King, meanwhile, created both a practice and a theory of what might be called liberal horror that attempted to overthrow the classical fear of the other and the outsider, making inroads against the genre’s status as “conservative as an Illinois Republican in a three-piece pinstriped suit” in his critical study Danse Macabre (1981). Romero and King collaborated on the 1982 anthology film Creepshow, another key precursor to Stranger Things, in the specific sense that Creepshow hearkened back to the EC Comics horror stories of the reactionary 1950s, just as Stranger Things attempts to navigate its tricksy time travel between now and the the 1980s. But the 2017 filmed adaptation of King’s It (directed by Andy Muschietti) does a far better job of uncovering the nasty underbelly of Reagan’s “Morning in America.” The splatterpunk sensibility shared by the novel and the film conveys darker truths about the viciousness of abuse, bullying, violence against women, and prejudice. It, absurd as it is in many ways, tells some really scary truths about what it was like to grow up marginalized in an average town. Stranger Things, not nearly as much.

As an example of timewashing, Stranger Things means well but its good intentions are part of the problem. The series makes things too easy on the consumer of this corporate simulacrum of a kinder, gentler, and bogus past. Ultimately the series’ trajectory towards melodrama causes Stranger Things to slip awkwardly out of the generic territory of horror at key points. The second series ultimately reveals itself to be a contemporary superhero narrative, with its world-saving young woman, Eleven (Millie Bobby Brown), leaping out of horror movie tropes and crashing this multi-genre narrative as a comic book savior figure.

In fact, Eleven’s character arc is more structurally similar to that of Rey [Daisy Ridley] in the new Star Wars franchise films than anything else. Both characters add a pleasing female-centric spin to the archetype of the “hero’s journey” narrative from obscurity to world-shaking importance after harnessing their powers and descending into the Underworld. And why not? Rey allows us to “re-experience” Star Wars alongside a cast from “a long time ago” that represents the way things ought to have been in the original films. (Lucas acted as his own timewasher, releasing retrospectively altered and digitized versions of his early Star Wars pictures and urging fans in promotional spots to “See It Again…For the first time.” But he failed to take up The Phantom Edit, a recut of the prequels that removed the “antics” of Jar Jar Binks, among other things.)
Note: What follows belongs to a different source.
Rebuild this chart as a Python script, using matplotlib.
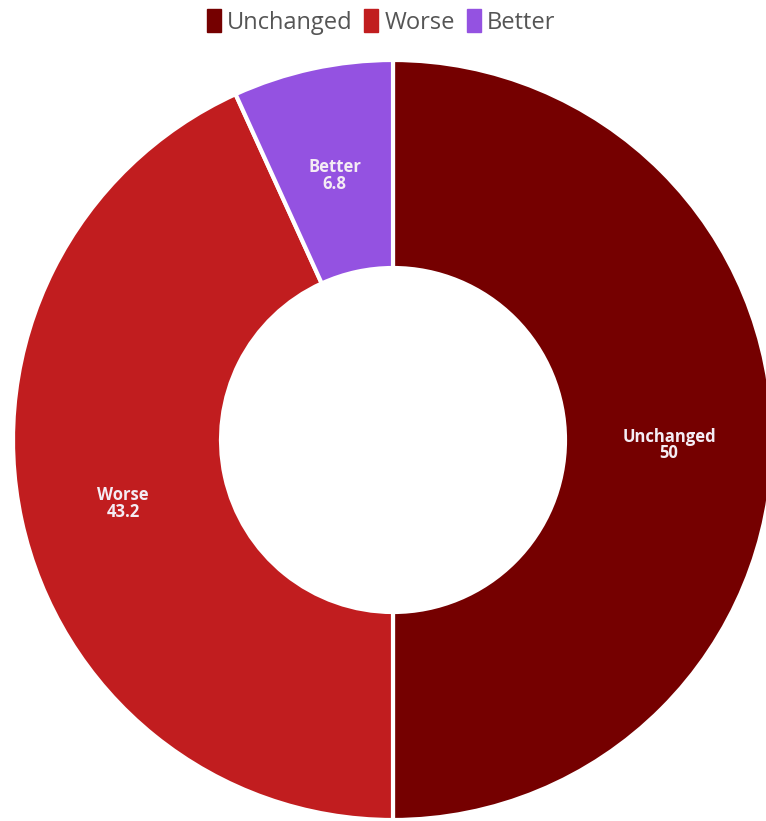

It’s not that badass female protagonists were totally lacking in the 1970s and the 1980s, of course, although Sigourney Weaver’s Ripley in the Alien films, to name the most prominent example, was certainly designed to cut against the grain of typical representations of the day. Unlike another one of her key precursors, the gifted girl Charlie in King’s novel Firestarter (1980), Eleven’s extrasensory powers are harnessed to preserve the world rather than simply destroy her government captors or find a way out of a personal hell. By contrast, Eleven’s “sister,” Kali (Linnea Berthelsen), takes a different and more destructive path, like King’s Charlie (and his Carrie), seeking murderous revenge on her government captors and tormentors rather than redemption and acceptance by the small town that is under existential threat. Episode Seven of Stranger Things 2, which takes Kali as its focus, was, tellingly, singled out for severe critical panning. Kali’s orientalized name says it all — she’s the goddess of death, too radically other for this series, or at least for this particular Season. Melodramatic narrative structure almost requires her to become either a super villain or a reformable member of the community in future seasons. Hats off if a different and more radical alternative is found.

One of the basic problems with timewashing is that it avoids confronting unpleasant truths about how the culture was then that have determined how the culture still is now. Perhaps it would be unreasonable to expect a bubble gum and baseball card production to tackle such issues in any sustained or subversive way. Ultimately Stranger Things becomes a family adoption narrative in which community finally gains the upper hand. It’s mostly harmless and good fun — it’s also deeply conventional. In an ideal world, Stranger Things would be more strange, or at least a little bit more estranging.